I like this. To address the jumpiness, you might take a weighted combination of the lines at, say, yearly intervals. So for someone aged 25 in '72, start with the 25-34 value. In '73, assume they've moved 10% up the ladder towards the 35-44 line, so they're at 0.9 * 46.5K + 0.1 * 54K, or 47.25K (assuming I'm more or less reading accurately off the chart). By 1977 they're halfway inbetween, in the 48-49K area. So a set of lines might be produced, showing the evolution for a number of starting points, maybe 5-year intervals?

Tom West

I wouldn't trace the line.

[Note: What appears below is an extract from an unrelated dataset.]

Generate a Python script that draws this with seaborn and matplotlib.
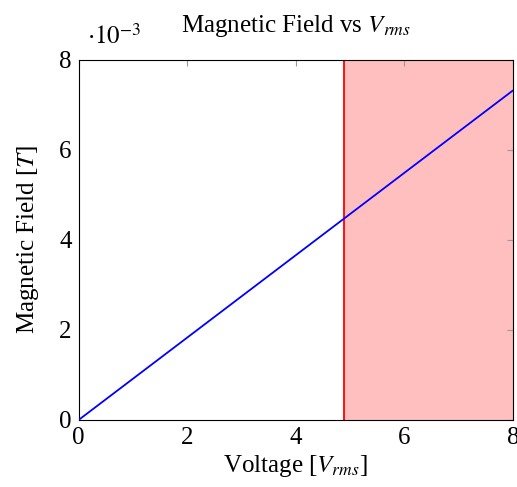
import matplotlib
matplotlib.use("Agg")
import matplotlib.pyplot as plt
import seaborn as sns
import pandas as pd
from matplotlib.ticker import FuncFormatter, MultipleLocator

voltage = [0.0, 8.0]
field = [0.0, 7.32e-3]
threshold = 4.89
x_limits = [0, 8]
y_limits = [0, 8e-3]

sns.set_theme(style="white")
plt.rcParams['font.family'] = ['Liberation Serif', 'DejaVu Serif']
plt.rcParams['mathtext.fontset'] = 'stix'
plt.rcParams['text.color'] = 'black'
plt.rcParams['axes.labelcolor'] = 'black'

fig = plt.figure(figsize=(5.17, 4.87), dpi=100)
ax = fig.add_axes([0.152, 0.1376, 0.84, 0.7394])

df = pd.DataFrame({"Voltage": voltage, "Field": field})
ax.axvspan(threshold, x_limits[1], color="#ffbfbf", lw=0, zorder=0)
ax.axvline(threshold, color="#ff0000", lw=1.3, zorder=2)
sns.lineplot(data=df, x="Voltage", y="Field", color="#0000ff", lw=1.3, ax=ax, zorder=3)

ax.set_xlim(*x_limits)
ax.set_ylim(*y_limits)
ax.xaxis.set_major_locator(MultipleLocator(2))
ax.yaxis.set_major_locator(MultipleLocator(2e-3))
ax.yaxis.set_major_formatter(FuncFormatter(lambda v, p: f"{v*1e3:.0f}"))
ax.tick_params(direction="in", length=4, width=0.8, color="#999999",
               labelsize=18, top=True, right=True, pad=5, labelcolor="black")
for s in ax.spines.values():
    s.set_color("black")
    s.set_linewidth(0.8)

ax.set_xlabel(r"Voltage [$V_{rms}$]", fontsize=18, labelpad=3, color="black")
ax.set_ylabel(r"Magnetic Field [$T$]", fontsize=18, labelpad=13, color="black")
ax.set_title(r"Magnetic Field vs $V_{rms}$", fontsize=18, pad=20, color="black")
ax.text(0.02, 1.03, r"$\cdot 10^{-3}$", transform=ax.transAxes, fontsize=18,
        ha="left", va="bottom", color="black")

fig.savefig("out.png", dpi=100)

The people who are 45-54 in 2011 were precisley those who were 35-44 in 2001 and 25-34 in 1991. So, for each point on the green line can be joined with the blue line ten years before and the yellow ten years after.

(If you do this, you find those aged 45-54 in 2011 are earnign *less* than those aged 35-44 in 2001).

Jeff Weir

It would be interesting to track cohort groups by plotting cohort groups taken at say 10 yearly intervals (e.g. 1970, 1980, 1990, 2000, ...) against years on the horizontal axis (e.g. year 1, year 2, year 3...) so you can see how the growth in income across time as each of the different cohorts matured compares.

Hard to describe. Will whip up a chart tomorrow, time permitting.